Small Albanian Parties Ready to Boost Macedonian Govt

Smaller Albanian parties in Macedonia say they are willing to bolster Zoran Zaev’s government with their support but petty quarrels between them could undermine the move.
 Macedonian Prime Minister Zoran Zaev with his cabinet. Archive photo: MIA

Up to ten MPs from smaller ethnic Albanian parties could soon boost the government’s narrow majority in parliament, but settling their petty feuds so that they can all join his administration poses a challenge for Prime Minister Zoran Zaev.

The first problem is an ongoing split between members of the small opposition BESA party who together control five MPs in the Macedonian legislature.

Although both factions – who both insist they are the true BESA – say they would consider joining Zaev’s government, one says it is not willing to share space in his administration.

The BESA faction led by Afrim Gashi, which controls three MPs, was adamant that it would not share power with their former colleagues from the rival faction.

“If there was any room for cooperation with them, the split would not have happened,” said Orhan Murtezani from the BESA faction led by Gashi.

The other part of BESA, however, which controls two MPs and is led by Bilal Kasami, sounded more conciliatory.

“We would not mind if Gashi’s BESA joins the government, considering that [one of BESA’s primary opponents in the ethnic Albanian bloc], the Democratic Union for Integration is already there,” an unnamed high-ranking official from the faction told the Plus Info news website on Monday.

But the same source was categorical that they would mind if another small opposition party, the Democratic Party of Albanians, DPA, and its three MPs, joins the government.

The DPA also hinted at its readiness to join the government after Zaev over the last weekend told media that he is working to boost parliamentary support for his administration soon. Unnamed high-raning sources from the DPA told Telma TV they were willing to consider joining Zaev. 

Another party, the Alliance for Albanians, which effectively controls two out of its three MPs, also said it was willing to consider rejoining Zaev’s government after leaving it just after the October local polls.

“We have not received a concrete offer,” a senior member of the Alliance, Arben Taravari told media on Tuesday.

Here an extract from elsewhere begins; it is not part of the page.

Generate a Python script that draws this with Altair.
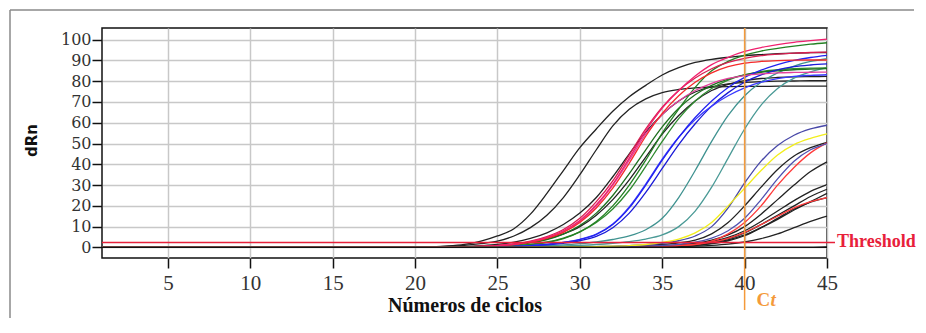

“If we get an offer from Zaev for joining the government, the party will consider it,” he added.

However, it is very likely that the Alliance would also strongly object to the DPA taking a role in the administration.

The Alliance party, led by Zijadin Sela, a DPA defector, has repeated several times in the past that it wants nothing to do with the DPA.

Political analyst Albert Musliu said that it is obvious that all of the smaller Albanian parties are interested in joining Zaev’s government.

He said he is optimistic that Zaev can convince all of them to join him as their positions have been weakened after the October local polls and by internal party quarrels.

“The vanity and the hard words won’t pose a problem for the functioning of this coalition, but it is up to the prime minister to find ways to manage all of this. Everything can be overcome if there is an interest [in doing so],” Musliu said.

Zaev’s government currently rests on a majority in parliament of just 61 MPs in the 120 seat assembly, plus several MPs who, although not officially part of the ruling alliance, recently said they would support his administration.

If Zaev succeeds convincing all the small ethnic Albanian entities to overcome their quarrels, he could hope for a significant boost in support, which could exceed 70 MPs.

This could also make parliament more efficient by eliminating ongoing problems with assembling a quorum at parliamentary sessions.